Lo que demuestra este índice basado supuestamente en la felicidad es que todo índice basado en algo tan difícilmente cuantificable estará basado, en realidad, en lo que al Gobierno que lo calcula le venga bien. La única ventaja del PIB –que como indicador económico tiene un montón de fallos– es que es una medida que intenta ser objetiva de algo concreto. Como la felicidad no se puede medir, un medidor de felicidad medirá otras cosas, reflejando únicamente el sesgo del encargado de medir. Así, por ejemplo, lo de la identidad butanesa del FIB ha servido para justificar que el Gobierno butanés oprima a modo a las minorías de habla nepalí que no se corresponden con esa identidad artificialmente definida por el Estado, expropiar sus tierras, prohibir su idioma y meterlos en campos de refugiados.

Pero ha sido en Francia donde más esfuerzo han puesto en abandonar el viejo PIB en busca de otras soluciones. Sarkozy montó una comisión al efecto, que al menos tuvo la decencia metodológica de no sacar un solo índice, sino proponer varios. ¿Y esto para qué? Pues se puede ver en el informe que sacaron, en el que se describen sus modificaciones al PIB y de forma bastante cómica de tan descarada muestran cómo la renta per cápita iría aumentando, de ser el 66% de la de Estados Unidos hasta llegar al 87%, si se aceptasen todas las modificaciones. Y encima la comisión la presidió el muy useño Stiglitz. En eso ha quedado la grandeur.

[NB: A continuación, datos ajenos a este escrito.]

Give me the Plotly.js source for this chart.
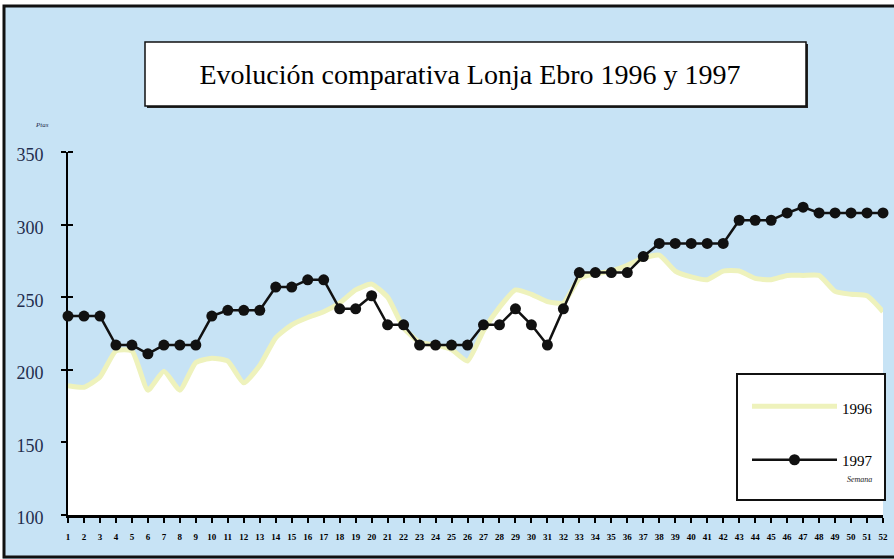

Al margen de los patéticos intentos de introducir la felicidad en el PIB, similares en objetividad al Índice de Desarrollo Humano de la ONU, queda la cuestión de cómo se pretende usar la felicidad para restringir las libertades económicas. Lo más habitual es proponer una cifra a partir de la cual mayores ingresos no dan más felicidad y, por tanto, está justificado poner unos impuestos expropiatorios para repartir el dinero entre quienes no llegan a ella y así incrementar la felicidad total. Al margen de las consecuencias prácticas de este tipo de políticas, como la huida de capital humano y del otro, ni siquiera son congruentes en sus mismos términos, pues son numerosos los estudios que correlacionan felicidad con la expectativa de futuros ingresos crecientes, que obviamente desaparecería con semejante impuestazo.

En general, usar la felicidad de los súbditos como guía de la política del Gobierno sólo sirve para que éste haga lo que quiera en nombre de la felicidad, arbitrariamente definida por él mismo; si la definición no va contigo, sonríe, no sea que te denuncien por no ser feliz, maldita sea. La Declaración de Independencia de EEUU habla con sabiduría de la "búsqueda de la felicidad", y no de la felicidad en sí misma. Bien sabían Jefferson y los suyos que el Estado no puede proporcionarla.